# Supporting your tank - the floor



## Suzanne (Jun 10, 2011)

So right now I just have a 20-gallon (plus a 5-gal QT), and I'm trying really hard to restrain myself from expanding until I have a little more permanence - probably going to have to move for a job in the next 2 or so years.

But my question for those of you with larger/heavier tanks is this: especially if you live in an older place (and/or one where people live below you), how do you make sure that the floor where you want your tank to go is strong enough to handle the weight? Is it safe to just assume that this is the case, provided your house isn't in falling-down condition? Do you find somewhere that there's a beam or other structural help and put the tank there? Etc...

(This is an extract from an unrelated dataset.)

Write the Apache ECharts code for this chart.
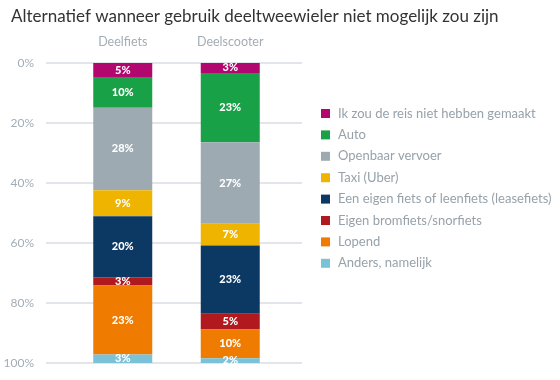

(Just dreaming about future plans!)


----------



## susankat (Nov 15, 2008)

I lived in a much older house once and had a 75 gal. Just make sure its near a retaining wall and the stand sits on cross timbers.


----------



## Alasse (Mar 12, 2009)

When i lived in a older house with a wooden floor, i bought a solid core door, cut it to size, laid it down and my 90gal sat on that. The door spreads the weight across the whole door/floor surface rather than the stands 6 legs, far more stable and safe


----------



## williemcd (Jun 23, 2011)

First off.. if your renting.. talk to your landlord.. some of them frown upon tanks in rentals...Next up to try and figure out which way the floor joist run.. these are the vertical boards the flooring sits atop. If you've hardwood floors, the boards run perpendicular to the joists.. and you want to mimic the length of the tank to that same orientation. This spreads the load across multiple joist rather than one plus the header.. If you have access to the room below.. you should be able to discern the direction the joist run by looking at the ceiling..unless its been recently painted... There will be very faint stripes visible in the ceiling which is the contact point of the ceiling and the floor-joists.. 
I've had 125G's on a second story in a 80 y/o home.. Bill in Va.


----------



## madtyke (Sep 26, 2011)

If you can, site the tank against an outside wall and across the joists


----------



## jrman83 (Jul 9, 2010)

I would trust older homes more than newer homes. Usually have wider joists and a lot used hardwood. The house I'm in is like that.


----------



## williemcd (Jun 23, 2011)

It needn't be an outside wall as SOME interior walls are load bearing.. Bill in Va.


----------